Eighteen can be a liberating age. You're legally an adult. You can vote. You may be going to college soon if you're not already there. And, you can get a credit card.
As eager as you may be to get your first credit card, many credit card companies aren't so eager to give you one. Rather than putting in several credit card applications to see who's going to approve you, target just a few companies that are known for giving credit cards to first-timers.
Make sure you're ready for your first credit card.
Being old enough to qualify for a credit card does not mean you’re ready for one. You need to be responsible enough to charge only what you can afford and to pay your bill every month without being reminded. Getting your first credit card before being fully prepared can spell disaster for your credit. Once your credit is damaged, it can be difficult getting it back on track.
Don’t set yourself up for failure; learn all you can about credit cards before getting one. If you're not ready, there are steps you can take to get there.
Understand the credit card landscape for young adults.
Getting approved for a first credit card can be tough, especially if you're younger than 21 and more so if you don't have a job.
Federal law requires adults younger than 21 to have verifiable income before they can be approved for a credit card without a cosigner. Income must be from a job. However, child support or government benefits may allow you to be approved.
If you don’t have income, then you’ll have to find someone who’s willing to open a joint credit card with you or make you an authorized user on one of their credit cards.
Another thing that makes it tough to get a first credit card is insufficient credit history.
Know where to go to get your first credit card.
If you're enrolled in college, you have a good chance of getting approved for a student credit card from a major credit card issuer. However, some student credit cards have high interest rates and annual fees, both bad options for a first credit card.
If you've been responsible with a checking or savings account, try applying for your first credit card at your bank. An existing banking relationship can improve your chances of getting a credit card application approved, especially if you’ve handled your account responsibly. You can apply online, but visiting a bank branch would put you face-to-face with a representative who may have more authority to get your application approved.
Retail and department stores typically have more favorable approval odds. On the downside, they have high interest rates that make it expensive to carry a balance from one month to the next. Another downside of these cards is they aren't versatile—you can use them only in that store. However, retailers often encourage spending by offering discounts for using the card, and having a retail store credit card as your first credit card can help you build up a good enough credit history to apply for a major credit card within a few months.

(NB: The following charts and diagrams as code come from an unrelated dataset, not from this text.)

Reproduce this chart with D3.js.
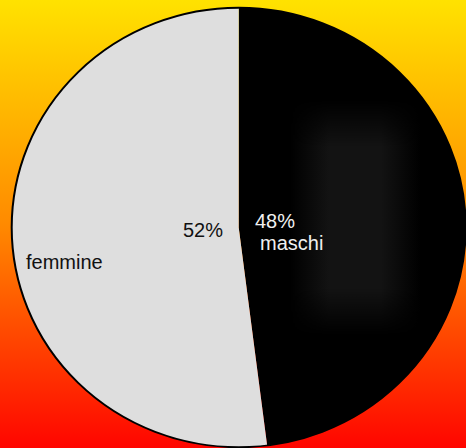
<!DOCTYPE html>
<html>
<head>
<meta charset="utf-8">
<script src="https://cdn.jsdelivr.net/npm/d3@7"></script>
<style>
  body { margin: 0; }
  svg { display: block; }
</style>
</head>
<body>
<svg id="chart" width="466" height="448"></svg>
<script>
// data
const categories = ["maschi", "femmine"];
const values = [48, 52];
const pctLabels = ["48%", "52%"];
const colors = ["#000000", "#dedede"];

const width = 466, height = 448;
const cx = 238.7, cy = 227.5, r = 227;

const svg = d3.select("#chart");

// background gradient yellow -> red
const defs = svg.append("defs");
const grad = defs.append("linearGradient")
  .attr("id", "bg")
  .attr("x1", 0).attr("y1", 0).attr("x2", 0).attr("y2", 1);
grad.append("stop").attr("offset", "0%").attr("stop-color", "#ffe200");
grad.append("stop").attr("offset", "50%").attr("stop-color", "#ff8a00");
grad.append("stop").attr("offset", "100%").attr("stop-color", "#ff0500");

// soft patch: horizontal fade for the fill, vertical fade for the mask
const hg = defs.append("linearGradient").attr("id", "patchH")
  .attr("x1", 0).attr("y1", 0).attr("x2", 1).attr("y2", 0);
hg.append("stop").attr("offset", "0%").attr("stop-color", "#131313").attr("stop-opacity", 0);
hg.append("stop").attr("offset", "30%").attr("stop-color", "#131313").attr("stop-opacity", 1);
hg.append("stop").attr("offset", "70%").attr("stop-color", "#131313").attr("stop-opacity", 1);
hg.append("stop").attr("offset", "100%").attr("stop-color", "#131313").attr("stop-opacity", 0);

const vg = defs.append("linearGradient").attr("id", "patchV")
  .attr("x1", 0).attr("y1", 0).attr("x2", 0).attr("y2", 1);
vg.append("stop").attr("offset", "0%").attr("stop-color", "#fff").attr("stop-opacity", 0);
vg.append("stop").attr("offset", "20%").attr("stop-color", "#fff").attr("stop-opacity", 1);
vg.append("stop").attr("offset", "80%").attr("stop-color", "#fff").attr("stop-opacity", 1);
vg.append("stop").attr("offset", "100%").attr("stop-color", "#fff").attr("stop-opacity", 0);

defs.append("mask").attr("id", "patchMask")
  .attr("maskUnits", "userSpaceOnUse")
  .attr("x", 0).attr("y", 0).attr("width", width).attr("height", height)
  .append("rect")
    .attr("x", 290).attr("y", 100)
    .attr("width", 130).attr("height", 235)
    .attr("fill", "url(#patchV)");

svg.append("rect")
  .attr("width", width).attr("height", height)
  .attr("fill", "url(#bg)");

const pie = d3.pie().sort(null).value(d => d);
const arcs = pie(values);
const arc = d3.arc().innerRadius(0).outerRadius(r);

const g = svg.append("g")
  .attr("transform", "translate(" + cx + "," + cy + ") scale(1,0.968)");

g.selectAll("path.slice")
  .data(arcs)
  .enter()
    .append("path")
    .attr("class", "slice")
    .attr("d", arc)
    .attr("fill", (d, i) => colors[i]);

// outline
g.append("circle")
  .attr("r", r)
  .attr("fill", "none")
  .attr("stroke", "#000")
  .attr("stroke-width", 2);

// faint dark patch inside the black slice
svg.append("rect")
  .attr("x", 290).attr("y", 100)
  .attr("width", 130).attr("height", 235)
  .attr("fill", "url(#patchH)")
  .attr("mask", "url(#patchMask)");

// labels
const font = "Liberation Sans, Arial, sans-serif";
const labels = [
  { text: pctLabels[0], x: 255, y: 228, fill: "#f0f0f0" },
  { text: categories[0], x: 260, y: 250, fill: "#f0f0f0" },
  { text: pctLabels[1], x: 183, y: 237, fill: "#111" },
  { text: categories[1], x: 26, y: 269, fill: "#111" }
];

svg.selectAll("text.lbl")
  .data(labels)
  .enter()
    .append("text")
    .attr("class", "lbl")
    .attr("x", d => d.x)
    .attr("y", d => d.y)
    .attr("fill", d => d.fill)
    .style("font-family", font)
    .style("font-size", "20px")
    .text(d => d.text);
</script>
</body>
</html>
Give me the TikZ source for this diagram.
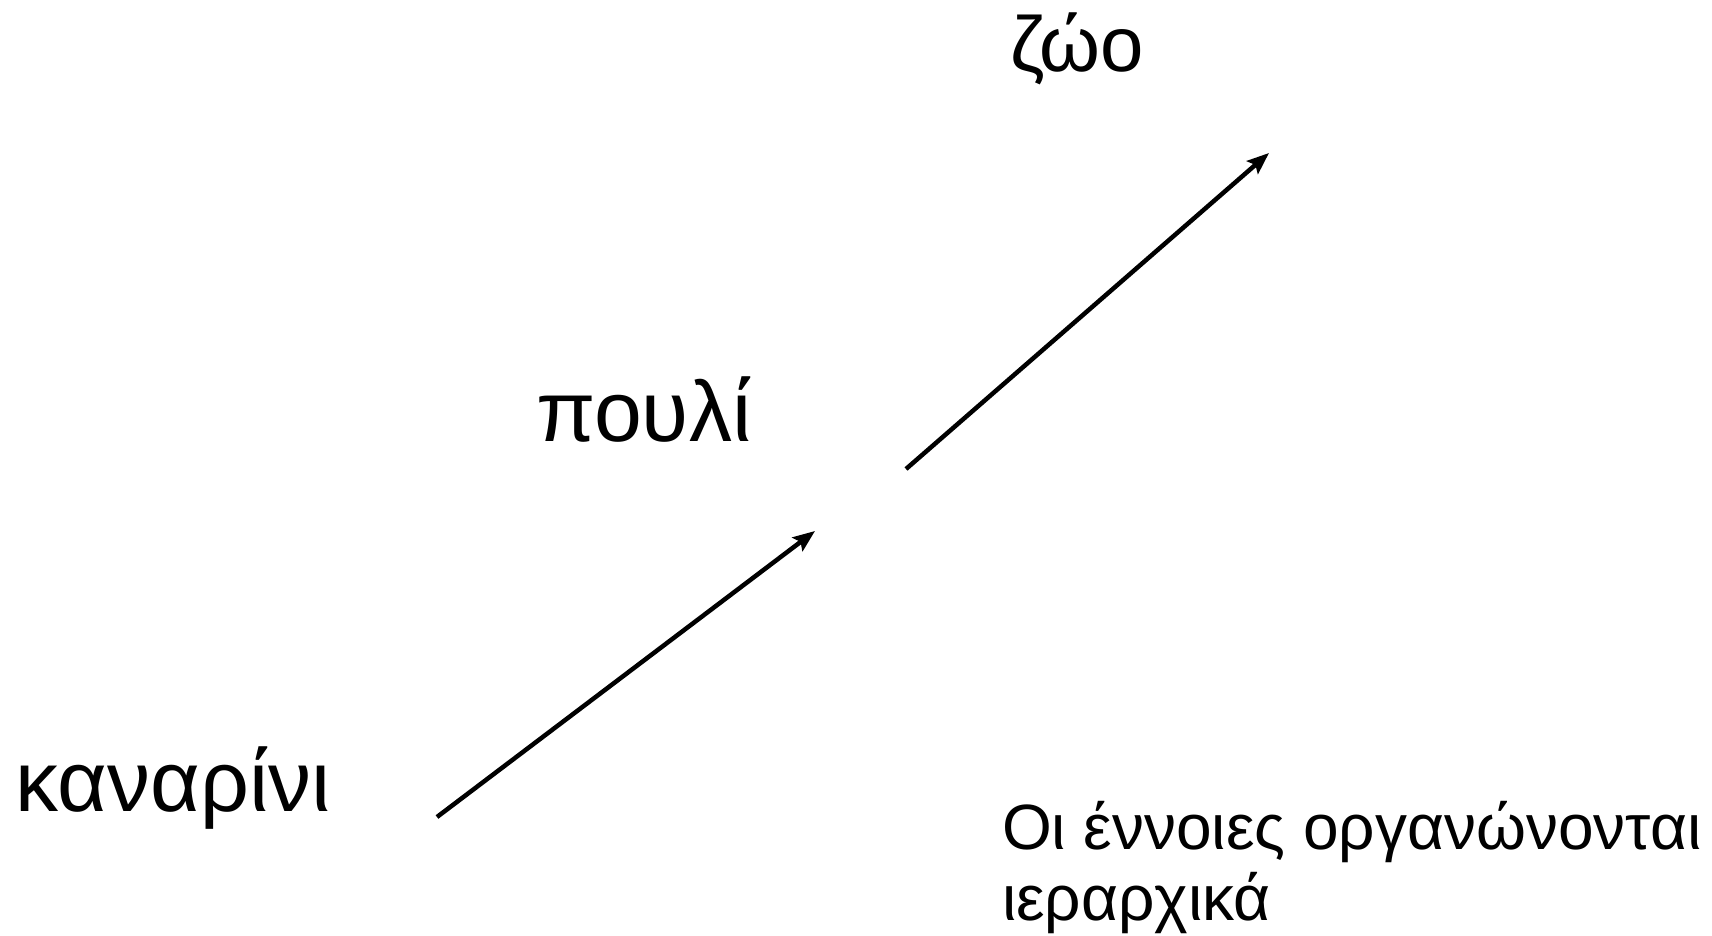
\documentclass[tikz,border=0pt]{standalone}
\usepackage{fontspec}
\setmainfont{Liberation Sans}
\usetikzlibrary{arrows.meta}
\begin{document}
\begin{tikzpicture}[x=1pt,y=-1pt,
  lbl/.style={anchor=base west,inner sep=0pt,outer sep=0pt,text=black},
  arr/.style={line width=4.5pt,-{Stealth[length=22pt,width=17pt,inset=4pt]}}]
\useasboundingbox (0,0) rectangle (1712,936);
\node[lbl,font=\fontsize{78}{94}\selectfont] (zoo) at (1010,72) {ζώο};
\node[lbl,font=\fontsize{86}{103}\selectfont] (pouli) at (536,441) {πουλί};
\node[lbl,font=\fontsize{86}{103}\selectfont] (kanarini) at (16,811) {καναρίνι};
\node[lbl,font=\fontsize{64}{71}\selectfont] (note1) at (1002,849) {Οι έννοιες οργανώνονται};
\node[lbl,font=\fontsize{64}{71}\selectfont] (note2) at (1002,920) {ιεραρχικά};
\coordinate (a1s) at (437,817);
\coordinate (a1e) at (815,531);
\coordinate (a2s) at (906,469);
\coordinate (a2e) at (1269,153);
\draw[arr] (a1s) -- (a1e);
\draw[arr] (a2s) -- (a2e);
\end{tikzpicture}
\end{document}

Look for cards that target moderate or limited credit.
Certain credit card websites list the type of credit history needed to get approved. For a first credit card, look for credit cards that accept applicants with moderate or no credit. Applying for cards that are geared toward your specific credit history improves your chances of getting approved. Avoid applications for credit cards requiring excellent credit, because you probably will get denied.
Ask someone for help.
You may have a relative—a parent, for example—who’s willing to help you get your first credit card by cosigning with you. Cosigning is risky—any mistakes you make will affect yours and the cosigner's credit—but it can be a good way to jumpstart your credit. Agree upfront that you’ll be responsible for making the payments on time each month and that you'll abide by all the credit card terms. Then, consider closing the joint account once you can qualify for a credit card on your own.
Don't be discouraged by denials.
Don't be surprised if you're denied for the first credit card you apply for—or the first few credit cards you apply for. Even people with established credit histories are sometimes denied. It may be helpful to know that you’ll get a letter, an adverse action notice, in the mail that includes the specific reason you were denied. The information in this letter will be useful in planning your next step. You may need to apply for a different type of credit card or jumpstart your credit by using a secured credit card.
Frequently Asked Questions (FAQs)
How old do I have to be to get a credit card?
You have to be at least 18 years old to get a credit card, and Chase Bank warns that it may be difficult before you reach at least age 21. It can depend on whether you have a reliable and dependable source of income.
What is a secured credit card?
You can apply for a secured credit card if your lack of a credit history keeps you from getting a standard card. You must make a deposit with the lender, usually equal to the credit limit on the account. The bank holds the deposit and can claim the money if you don't make your payments as agreed. You may have the chance to convert it to an unsecured credit card later on. Be sure that the card issuer reports payments to the credit bureaus so you can build a credit history and eventually get an unsecured credit card.